Indian cross-country biker

Sana Iqbal (16 January 1987 – 24 October 2017) was an Indian solo female cross-country biker. She was on a solo mission to create awareness on suicide and depression. She did counseling on her Facebook page and helped students lead happy and meaningful lives by guiding them towards practicality and positivity.

== Early life ==

She was born in Hyderabad. Sana loved riding bikes since seventh grade. Born in a liberal Muslim family, she was raised with values which emphasised on humanity and purity of heart. An avid biker, a dedicated training professional and a student of Psychology made her eligible to execute the 'rarely thought about aspect of society'.

== Response to depression ==

She attempted suicide through a bike accident. At age 27, she biked to Gujarat with a death wish to be rammed by a bus or truck. The journey made her realize that peace can be attained by peace. Later she decided to use a journey to give purpose to her suffering.

Her fight against her depression led her to become a hero for many youth.

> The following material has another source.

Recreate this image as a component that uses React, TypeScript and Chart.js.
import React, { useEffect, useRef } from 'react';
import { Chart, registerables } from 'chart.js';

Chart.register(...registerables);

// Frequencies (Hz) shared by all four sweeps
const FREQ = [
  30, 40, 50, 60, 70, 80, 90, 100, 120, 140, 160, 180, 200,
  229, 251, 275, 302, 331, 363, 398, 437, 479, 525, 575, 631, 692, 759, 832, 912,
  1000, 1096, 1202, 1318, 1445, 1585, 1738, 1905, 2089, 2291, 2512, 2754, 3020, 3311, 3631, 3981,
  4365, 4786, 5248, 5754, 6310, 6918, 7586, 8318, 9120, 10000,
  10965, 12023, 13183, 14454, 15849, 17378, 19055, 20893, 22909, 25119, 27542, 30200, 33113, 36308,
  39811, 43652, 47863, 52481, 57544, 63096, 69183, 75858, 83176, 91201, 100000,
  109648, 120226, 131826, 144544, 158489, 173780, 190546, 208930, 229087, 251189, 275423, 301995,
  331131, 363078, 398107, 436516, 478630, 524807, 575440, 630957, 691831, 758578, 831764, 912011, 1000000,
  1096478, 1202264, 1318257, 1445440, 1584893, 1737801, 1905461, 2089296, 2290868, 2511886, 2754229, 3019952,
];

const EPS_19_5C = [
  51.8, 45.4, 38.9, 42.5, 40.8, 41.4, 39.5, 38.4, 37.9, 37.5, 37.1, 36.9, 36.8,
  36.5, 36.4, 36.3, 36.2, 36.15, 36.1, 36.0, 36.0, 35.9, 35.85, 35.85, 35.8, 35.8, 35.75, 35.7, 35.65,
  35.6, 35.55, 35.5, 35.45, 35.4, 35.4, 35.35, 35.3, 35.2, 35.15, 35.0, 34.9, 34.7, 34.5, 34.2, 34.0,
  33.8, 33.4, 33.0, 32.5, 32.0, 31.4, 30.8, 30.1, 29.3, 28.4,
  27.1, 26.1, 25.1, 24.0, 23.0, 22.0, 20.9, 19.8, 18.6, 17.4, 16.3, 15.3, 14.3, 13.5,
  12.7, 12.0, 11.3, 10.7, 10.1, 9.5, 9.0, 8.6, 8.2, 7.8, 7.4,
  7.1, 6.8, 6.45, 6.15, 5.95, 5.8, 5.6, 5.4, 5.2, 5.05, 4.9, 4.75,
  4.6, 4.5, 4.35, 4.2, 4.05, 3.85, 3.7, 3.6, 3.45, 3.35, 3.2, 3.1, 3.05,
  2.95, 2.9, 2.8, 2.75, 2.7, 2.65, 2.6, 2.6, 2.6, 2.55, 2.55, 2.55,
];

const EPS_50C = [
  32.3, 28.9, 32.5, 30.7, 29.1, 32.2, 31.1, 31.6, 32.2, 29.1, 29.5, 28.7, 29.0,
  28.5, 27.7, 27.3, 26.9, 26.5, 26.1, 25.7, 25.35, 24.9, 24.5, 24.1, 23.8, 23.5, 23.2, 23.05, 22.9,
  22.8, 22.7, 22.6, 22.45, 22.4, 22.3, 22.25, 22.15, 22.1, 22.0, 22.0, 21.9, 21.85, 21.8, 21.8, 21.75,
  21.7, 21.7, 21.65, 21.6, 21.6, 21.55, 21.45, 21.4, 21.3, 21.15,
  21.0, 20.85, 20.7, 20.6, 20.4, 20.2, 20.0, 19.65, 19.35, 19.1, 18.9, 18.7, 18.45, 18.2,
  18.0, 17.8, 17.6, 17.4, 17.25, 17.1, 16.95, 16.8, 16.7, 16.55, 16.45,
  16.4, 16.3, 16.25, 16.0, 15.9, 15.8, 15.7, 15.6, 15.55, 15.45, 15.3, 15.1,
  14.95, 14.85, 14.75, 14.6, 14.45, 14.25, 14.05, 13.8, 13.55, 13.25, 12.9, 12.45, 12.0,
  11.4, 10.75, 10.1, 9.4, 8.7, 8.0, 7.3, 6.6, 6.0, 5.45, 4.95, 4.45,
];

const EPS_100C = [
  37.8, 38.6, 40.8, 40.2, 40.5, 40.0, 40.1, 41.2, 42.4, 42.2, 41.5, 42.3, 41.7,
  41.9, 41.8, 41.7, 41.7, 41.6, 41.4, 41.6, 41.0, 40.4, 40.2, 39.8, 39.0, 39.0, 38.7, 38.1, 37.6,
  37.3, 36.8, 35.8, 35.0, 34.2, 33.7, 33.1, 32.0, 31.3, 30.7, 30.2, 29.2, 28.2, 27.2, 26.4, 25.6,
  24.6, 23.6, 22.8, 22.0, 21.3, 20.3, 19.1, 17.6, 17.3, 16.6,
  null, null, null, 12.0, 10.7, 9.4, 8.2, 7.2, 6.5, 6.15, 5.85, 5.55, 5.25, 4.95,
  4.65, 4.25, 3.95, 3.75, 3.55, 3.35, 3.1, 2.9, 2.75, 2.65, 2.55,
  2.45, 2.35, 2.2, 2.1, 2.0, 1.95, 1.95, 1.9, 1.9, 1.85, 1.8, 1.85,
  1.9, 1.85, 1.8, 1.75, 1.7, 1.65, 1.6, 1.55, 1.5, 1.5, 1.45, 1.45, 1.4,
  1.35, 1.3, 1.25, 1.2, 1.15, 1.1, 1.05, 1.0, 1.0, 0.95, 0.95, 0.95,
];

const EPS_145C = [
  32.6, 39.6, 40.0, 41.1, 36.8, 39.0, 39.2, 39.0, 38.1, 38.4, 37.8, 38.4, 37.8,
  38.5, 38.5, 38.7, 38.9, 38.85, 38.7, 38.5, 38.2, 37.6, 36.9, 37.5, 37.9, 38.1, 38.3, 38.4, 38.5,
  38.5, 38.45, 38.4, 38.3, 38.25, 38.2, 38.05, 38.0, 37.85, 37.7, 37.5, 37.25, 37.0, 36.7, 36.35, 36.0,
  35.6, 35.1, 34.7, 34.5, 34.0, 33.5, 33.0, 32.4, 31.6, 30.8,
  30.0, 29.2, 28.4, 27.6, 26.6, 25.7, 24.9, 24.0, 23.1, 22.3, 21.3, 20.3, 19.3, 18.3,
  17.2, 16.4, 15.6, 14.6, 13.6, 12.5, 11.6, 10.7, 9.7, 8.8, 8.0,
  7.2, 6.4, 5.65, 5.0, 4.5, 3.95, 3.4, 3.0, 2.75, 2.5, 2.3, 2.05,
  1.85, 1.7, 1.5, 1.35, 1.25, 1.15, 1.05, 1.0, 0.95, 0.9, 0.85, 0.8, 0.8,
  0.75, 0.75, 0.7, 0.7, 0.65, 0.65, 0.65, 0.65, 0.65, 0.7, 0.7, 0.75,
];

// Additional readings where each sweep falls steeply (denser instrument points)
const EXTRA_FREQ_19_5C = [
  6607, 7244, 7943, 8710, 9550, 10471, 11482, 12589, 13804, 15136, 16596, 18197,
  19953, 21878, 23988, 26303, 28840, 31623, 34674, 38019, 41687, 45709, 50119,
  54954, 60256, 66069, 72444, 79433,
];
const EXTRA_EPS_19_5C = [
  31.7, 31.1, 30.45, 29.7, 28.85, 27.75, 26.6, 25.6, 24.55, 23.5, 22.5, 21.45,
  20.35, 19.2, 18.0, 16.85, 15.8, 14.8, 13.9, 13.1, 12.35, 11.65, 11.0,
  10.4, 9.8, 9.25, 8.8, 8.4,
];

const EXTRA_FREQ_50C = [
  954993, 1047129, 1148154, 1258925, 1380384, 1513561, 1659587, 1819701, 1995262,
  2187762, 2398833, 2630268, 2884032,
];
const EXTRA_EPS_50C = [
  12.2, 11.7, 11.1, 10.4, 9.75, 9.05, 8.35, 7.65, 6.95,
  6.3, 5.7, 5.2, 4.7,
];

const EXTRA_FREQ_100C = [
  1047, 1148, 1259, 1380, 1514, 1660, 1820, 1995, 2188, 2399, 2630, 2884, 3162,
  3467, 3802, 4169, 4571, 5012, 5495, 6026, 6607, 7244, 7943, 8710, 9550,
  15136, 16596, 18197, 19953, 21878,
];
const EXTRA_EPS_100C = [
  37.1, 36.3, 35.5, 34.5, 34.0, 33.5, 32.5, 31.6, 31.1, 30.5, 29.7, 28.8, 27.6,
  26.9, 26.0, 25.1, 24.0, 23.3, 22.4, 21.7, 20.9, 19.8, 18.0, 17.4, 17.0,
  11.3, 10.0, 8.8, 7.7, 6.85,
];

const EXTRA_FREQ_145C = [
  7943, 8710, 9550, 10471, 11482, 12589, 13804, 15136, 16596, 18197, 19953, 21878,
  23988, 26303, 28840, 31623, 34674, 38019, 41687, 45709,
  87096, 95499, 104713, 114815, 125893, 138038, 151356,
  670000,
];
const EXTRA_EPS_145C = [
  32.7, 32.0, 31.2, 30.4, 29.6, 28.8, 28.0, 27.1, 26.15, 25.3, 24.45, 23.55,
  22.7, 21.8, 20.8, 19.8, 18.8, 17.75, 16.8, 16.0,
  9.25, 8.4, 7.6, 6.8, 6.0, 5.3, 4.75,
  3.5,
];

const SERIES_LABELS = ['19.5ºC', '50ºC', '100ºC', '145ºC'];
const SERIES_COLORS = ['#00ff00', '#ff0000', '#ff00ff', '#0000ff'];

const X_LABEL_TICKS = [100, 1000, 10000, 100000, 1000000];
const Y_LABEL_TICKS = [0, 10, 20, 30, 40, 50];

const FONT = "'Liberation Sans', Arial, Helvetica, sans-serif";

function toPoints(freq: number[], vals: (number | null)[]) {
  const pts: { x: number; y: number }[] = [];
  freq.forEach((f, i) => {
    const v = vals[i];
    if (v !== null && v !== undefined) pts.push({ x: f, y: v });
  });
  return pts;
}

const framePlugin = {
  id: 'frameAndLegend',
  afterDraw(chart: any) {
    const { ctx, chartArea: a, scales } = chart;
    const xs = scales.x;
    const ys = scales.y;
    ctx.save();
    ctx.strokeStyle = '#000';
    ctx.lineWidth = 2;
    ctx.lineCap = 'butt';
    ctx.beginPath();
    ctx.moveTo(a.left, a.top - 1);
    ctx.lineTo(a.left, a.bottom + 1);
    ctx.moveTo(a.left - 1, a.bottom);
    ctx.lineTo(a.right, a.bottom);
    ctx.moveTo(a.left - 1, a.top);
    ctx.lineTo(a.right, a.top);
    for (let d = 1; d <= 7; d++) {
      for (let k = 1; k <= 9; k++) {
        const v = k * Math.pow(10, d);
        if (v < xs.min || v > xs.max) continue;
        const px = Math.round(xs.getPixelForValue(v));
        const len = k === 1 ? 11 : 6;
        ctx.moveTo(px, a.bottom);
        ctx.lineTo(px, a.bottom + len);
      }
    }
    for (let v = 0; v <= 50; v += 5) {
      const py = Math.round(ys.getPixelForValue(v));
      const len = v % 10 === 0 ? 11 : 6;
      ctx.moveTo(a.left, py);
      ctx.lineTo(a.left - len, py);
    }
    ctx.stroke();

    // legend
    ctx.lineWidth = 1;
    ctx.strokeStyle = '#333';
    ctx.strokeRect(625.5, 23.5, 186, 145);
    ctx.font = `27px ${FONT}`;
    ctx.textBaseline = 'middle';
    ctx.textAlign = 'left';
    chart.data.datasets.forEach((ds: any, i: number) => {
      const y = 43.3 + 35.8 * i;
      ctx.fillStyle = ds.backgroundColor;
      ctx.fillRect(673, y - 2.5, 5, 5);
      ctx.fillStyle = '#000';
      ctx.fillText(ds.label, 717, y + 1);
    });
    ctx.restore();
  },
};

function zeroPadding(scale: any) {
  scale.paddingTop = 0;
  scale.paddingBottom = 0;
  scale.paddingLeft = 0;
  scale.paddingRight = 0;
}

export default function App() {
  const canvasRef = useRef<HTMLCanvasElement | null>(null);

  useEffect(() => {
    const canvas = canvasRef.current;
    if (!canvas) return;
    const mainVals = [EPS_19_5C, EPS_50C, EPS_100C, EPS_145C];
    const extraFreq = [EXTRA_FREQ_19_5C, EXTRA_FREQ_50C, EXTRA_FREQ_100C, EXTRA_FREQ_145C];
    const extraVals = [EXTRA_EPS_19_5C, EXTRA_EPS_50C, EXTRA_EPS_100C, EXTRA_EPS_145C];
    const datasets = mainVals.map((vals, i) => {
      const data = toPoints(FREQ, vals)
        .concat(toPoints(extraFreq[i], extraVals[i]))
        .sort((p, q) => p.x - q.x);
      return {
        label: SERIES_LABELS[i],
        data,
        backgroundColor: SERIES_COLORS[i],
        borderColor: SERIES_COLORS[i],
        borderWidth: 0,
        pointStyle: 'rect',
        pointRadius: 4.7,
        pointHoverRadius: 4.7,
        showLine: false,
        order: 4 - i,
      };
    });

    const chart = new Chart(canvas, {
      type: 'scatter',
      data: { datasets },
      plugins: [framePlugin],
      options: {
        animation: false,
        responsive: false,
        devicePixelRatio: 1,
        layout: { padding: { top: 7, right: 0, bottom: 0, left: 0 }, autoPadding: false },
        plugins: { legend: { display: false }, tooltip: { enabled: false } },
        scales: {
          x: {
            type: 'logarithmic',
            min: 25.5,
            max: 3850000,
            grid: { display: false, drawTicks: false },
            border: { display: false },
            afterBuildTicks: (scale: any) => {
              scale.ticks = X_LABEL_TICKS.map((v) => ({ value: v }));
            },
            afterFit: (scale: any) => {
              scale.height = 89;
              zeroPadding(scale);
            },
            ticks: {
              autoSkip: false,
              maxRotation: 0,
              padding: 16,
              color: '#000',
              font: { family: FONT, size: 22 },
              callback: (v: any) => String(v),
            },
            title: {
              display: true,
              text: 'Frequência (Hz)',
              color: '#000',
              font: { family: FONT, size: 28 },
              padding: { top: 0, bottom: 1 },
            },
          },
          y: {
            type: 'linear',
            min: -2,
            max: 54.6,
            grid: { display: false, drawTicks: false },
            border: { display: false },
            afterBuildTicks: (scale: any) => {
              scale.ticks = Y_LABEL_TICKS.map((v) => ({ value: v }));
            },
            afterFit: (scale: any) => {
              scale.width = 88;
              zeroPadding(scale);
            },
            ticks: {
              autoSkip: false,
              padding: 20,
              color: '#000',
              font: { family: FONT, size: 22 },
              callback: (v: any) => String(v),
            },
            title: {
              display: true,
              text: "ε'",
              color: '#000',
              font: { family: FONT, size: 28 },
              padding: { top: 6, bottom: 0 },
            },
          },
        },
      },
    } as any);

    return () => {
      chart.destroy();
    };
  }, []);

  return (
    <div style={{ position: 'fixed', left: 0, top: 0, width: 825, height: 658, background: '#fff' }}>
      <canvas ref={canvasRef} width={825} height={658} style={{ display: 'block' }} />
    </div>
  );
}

She gave workshops on awareness that "Suicide is not the solution". In her workshop she talked on matters that trouble young minds: matters as innocuous as acne to relationships, career, marriage, depression and suicide.
She also used to manage a facebook page named Suicide is not the solution with the help of her close friend and the current owner of the face book page, Arif Ali Mohammed. The Facebook page currently has 12000+ followers and Arif is trying to continue to spread the message Sana left him with.

== Cross-country ride ==

Sana planned a cross-country solo trip to every state in India, starting from Goa in November, 2015. She completed her mission on 13 June 2016, 2 days before her son's first birthday, after covering 2 countries, 111 cities, 29 states and 5 union territories traveling over 38,000 km which took her 6.5 months, while offering 135 seminars. A grand welcome reception was arranged for her by her local Wanderers club. Two other clubs from Nagpur (UNIDO) and Kolkata (Eastern Bulls) rode with her from Nagpur to Hyderabad. Her journey was actively supported by various groups and clubs, predominantly the biking community of India.

== Personal life ==
She was a mother and was pursuing her master's in psychology along with corporate training sessions on behavioral skills.

== Death ==
On 24 October 2017 at 4 am she was travelling in a car with her husband Nadeem. The duo met with an accident which resulted in her death. Her husband, Nadeem survived the accident. The accident took place at Narsinghi Gandipet road in Telangana. After the accident, a controversy arose when her mother raised complaints regarding the possibility of murder.

Her husband was booked under section IPC 304A (causing death by negligence) and was let off on bail.